Iowa Governor Terry Branstad, also a Republican, said Rove should leave the primary to Iowans.
Tim Albrecht, Branstad’s spokesman, said the governor “believes Karl Rove received his message, which is that meddling in the Iowa primary would be counter-productive to his efforts, and that Iowa Republicans will be making this decision.”
Collegio said he had no information on any talks between Rove and Branstad.
“It sounds like somebody from D.C. and outside of states and congressional districts is trying to make decisions for a local area as to what’s best for that local area, as if they know what is best,” said Jenny Beth Martin, a co-founder of Tea Party Patriots, which is based in Woodstock, Georgia, and says it has about 1,000 active local coordinators around the country.
“That’s the antithesis of what our movement stands for,” she said. “We want local control. We want to choose our own nominees. We don’t want consultants from Washington D.C. coming in and telling us who they deem the most winnable candidates.”

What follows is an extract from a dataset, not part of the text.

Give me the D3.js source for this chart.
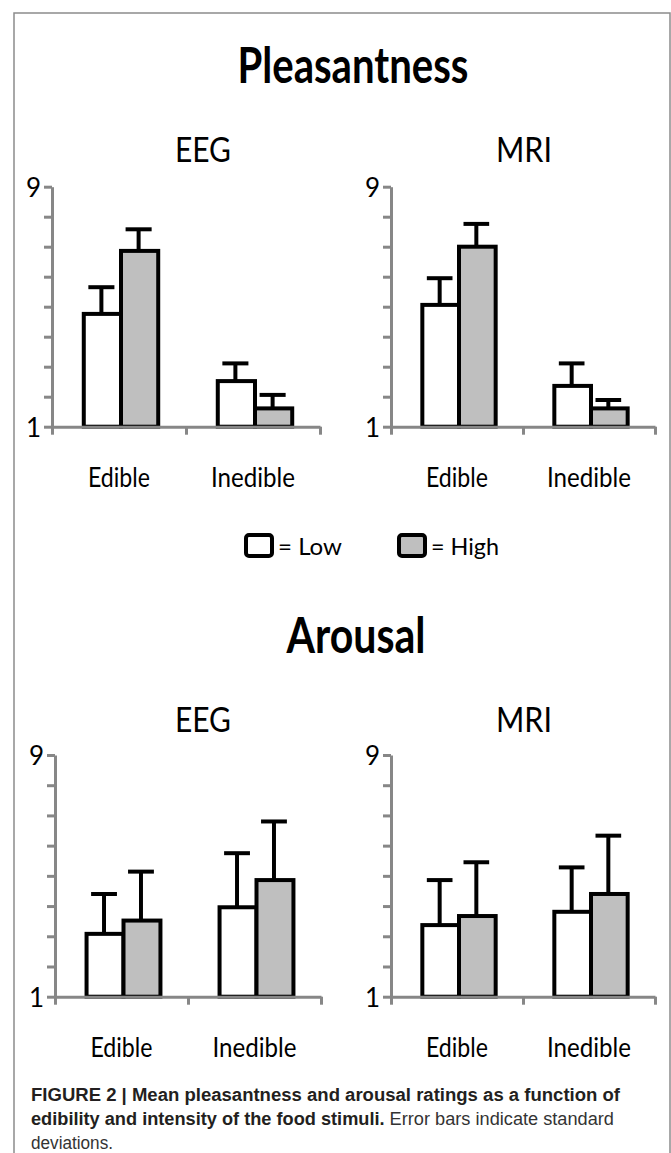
<!DOCTYPE html>
<html lang="en">
<head>
    <meta charset="UTF-8">
    <title>Figure 2 - Pleasantness and Arousal</title>
    <style>
        body { margin: 0; background: #fff; }
        svg { display: block; }
        .lbl { font-family: Lato, "Open Sans", sans-serif; fill: #000; }
        .cap { font-family: "Liberation Sans", Arial, sans-serif; fill: #231f20; }
    </style>
</head>
<body>
    <svg width="671" height="1153"></svg>

    <script src="https://d3js.org/d3.v7.min.js"></script>
    <script>
        // data (order: Edible-Low, Edible-High, Inedible-Low, Inedible-High)
        let groups = ["Edible", "Inedible"];
        let levels = ["Low", "High"];
        let yTicks = [1, 2, 3, 4, 5, 6, 7, 8, 9];
        let tickLabels = ["1", "9"];

        let pleasEEGMean = [4.76, 6.86, 2.52, 1.61];
        let pleasEEGSd   = [0.89, 0.72, 0.59, 0.45];
        let pleasMRIMean = [5.06, 7.00, 2.36, 1.61];
        let pleasMRISd   = [0.89, 0.76, 0.75, 0.28];
        let arousEEGMean = [3.08, 3.52, 3.96, 4.86];
        let arousEEGSd   = [1.32, 1.62, 1.79, 1.94];
        let arousMRIMean = [3.37, 3.67, 3.81, 4.40];
        let arousMRISd   = [1.49, 1.78, 1.47, 1.93];

        let svg = d3.select("svg");
        let axisGrey = "#878787";

        // outer frame (open at the bottom)
        svg.append("path")
            .attr("d", "M14,1153V13H670V1153")
            .attr("fill", "none")
            .attr("stroke", "#8c8c8c")
            .attr("stroke-width", 1.5);

        function squeeze(sel, w) {
            sel.attr("textLength", w).attr("lengthAdjust", "spacingAndGlyphs");
        }

        function label(txt, x, y, size, w, bold) {
            let t = svg.append("text")
                .attr("class", "lbl")
                .attr("x", x).attr("y", y)
                .attr("text-anchor", "middle")
                .style("font-size", size + "px")
                .style("font-weight", bold ? 700 : 400)
                .text(txt);
            squeeze(t, w);
            return t;
        }

        function panel(means, sds, x0, x1, yTop, yBot) {
            let g = svg.append("g");
            let y = d3.scaleLinear().domain([1, 9]).range([yBot, yTop]);
            let x = d3.scaleBand().domain(groups).range([x0, x1]);
            let xi = d3.scaleBand().domain(levels).range([0, x.bandwidth()]).paddingOuter(0.8);

            let rows = [];
            groups.forEach(function (grp, gi) {
                levels.forEach(function (lev, li) {
                    let k = gi * 2 + li;
                    rows.push({ grp: grp, lev: lev, m: means[k], sd: sds[k] });
                });
            });

            // error bars (upper only)
            let cap = xi.bandwidth() * 0.7;
            rows.forEach(function (d) {
                let cx = x(d.grp) + xi(d.lev) + xi.bandwidth() / 2 + 1;
                g.append("line")
                    .attr("x1", cx).attr("x2", cx)
                    .attr("y1", y(d.m)).attr("y2", y(d.m + d.sd))
                    .attr("stroke", "#000").attr("stroke-width", 4);
                g.append("line")
                    .attr("x1", cx - cap / 2).attr("x2", cx + cap / 2)
                    .attr("y1", y(d.m + d.sd)).attr("y2", y(d.m + d.sd))
                    .attr("stroke", "#000").attr("stroke-width", 4);
            });

            g.selectAll("rect.bar").data(rows).enter().append("rect")
                .attr("class", "bar")
                .attr("x", d => x(d.grp) + xi(d.lev) + 2)
                .attr("y", d => y(d.m))
                .attr("width", xi.bandwidth())
                .attr("height", d => y(1) - y(d.m))
                .attr("fill", d => d.lev === "Low" ? "#fff" : "#bfbfbf")
                .attr("stroke", "#000")
                .attr("stroke-width", 4);

            // y axis
            let ya = g.append("g")
                .attr("transform", "translate(" + x0 + ",0)")
                .call(d3.axisLeft(y).tickValues(yTicks).tickSize(8).tickSizeOuter(0)
                    .tickFormat(d => tickLabels.includes(String(d)) ? d : ""));
            // x axis with ticks at the group boundaries
            let xb = d3.scaleLinear().domain([0, groups.length]).range([x0, x1]);
            let xa = g.append("g")
                .attr("transform", "translate(0," + yBot + ")")
                .call(d3.axisBottom(xb).tickValues(d3.range(groups.length + 1)).tickSize(8).tickSizeOuter(0).tickFormat(""));
            [ya, xa].forEach(function (a) {
                a.select(".domain").attr("stroke", axisGrey).attr("stroke-width", 3);
                a.selectAll(".tick line").attr("stroke", axisGrey).attr("stroke-width", 3);
            });
            ya.selectAll(".tick text")
                .attr("class", "lbl")
                .attr("x", -11)
                .attr("dy", "0.36em")
                .style("font-size", "26px");

            // category labels
            groups.forEach(function (grp) {
                label(grp, x(grp) + x.bandwidth() / 2, yBot + 60, 26, grp === "Edible" ? 62 : 84, false);
            });
        }

        // headings
        label("Pleasantness", 353, 83, 50, 231, true);
        label("EEG", 203, 162, 34, 56, false);
        label("MRI", 524, 162, 34, 56, false);
        label("Arousal", 356, 653, 50, 139, true);
        label("EEG", 203, 732, 34, 56, false);
        label("MRI", 524, 732, 34, 56, false);

        panel(pleasEEGMean, pleasEEGSd, 52, 320, 186.7, 426.7);
        panel(pleasMRIMean, pleasMRISd, 391, 655, 186.7, 426.7);
        panel(arousEEGMean, arousEEGSd, 55, 321, 755, 996.7);
        panel(arousMRIMean, arousMRISd, 391, 655, 755, 996.7);

        // legend
        let legend = svg.append("g");
        levels.forEach(function (lev, i) {
            let lx = [246, 399][i];
            legend.append("rect")
                .attr("x", lx).attr("y", 535)
                .attr("width", 26).attr("height", 21)
                .attr("rx", 3)
                .attr("fill", lev === "Low" ? "#fff" : "#bfbfbf")
                .attr("stroke", "#000").attr("stroke-width", 4);
            let t = legend.append("text")
                .attr("class", "lbl")
                .attr("x", lx + 32).attr("y", 555)
                .style("font-size", "24px")
                .text("= " + lev);
            squeeze(t, lev === "Low" ? 64 : 68);
        });

        // caption
        let c1 = svg.append("text").attr("class", "cap")
            .attr("x", 31).attr("y", 1101)
            .style("font-size", "17.5px").style("font-weight", 700)
            .text("FIGURE 2 | Mean pleasantness and arousal ratings as a function of");
        squeeze(c1, 589);
        let c2 = svg.append("text").attr("class", "cap")
            .attr("x", 31).attr("y", 1125)
            .style("font-size", "17.5px");
        c2.append("tspan").style("font-weight", 700).text("edibility and intensity of the food stimuli.");
        c2.append("tspan").style("fill", "#333").text(" Error bars indicate standard");
        squeeze(c2, 583);
        let c3 = svg.append("text").attr("class", "cap")
            .attr("x", 31).attr("y", 1149)
            .style("font-size", "17.5px")
            .style("fill", "#333")
            .text("deviations.");
        squeeze(c3, 82);
    </script>
</body>
</html>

The controversy prompted Trump to declare in one of many anti-Rove messages on Twitter: “I don’t like bullies. I am not going to stand around and watch @KarlRove target the Tea Party. Karl Rove gave us Barack Obama. Loser.”
John Weaver, the chief strategist for the 2012 presidential campaign of Jon Huntsman, the former Republican governor of Utah, said his party is missing a larger point about policy.
“At the end of the day policy is politics,” Weaver said. “It’s kind of the self-appointment process that people don’t like but at the end of the day primary fights should be over policy differences. To single out candidates and single out grass roots and spend more from sources not disclosed is not a healthy thing.”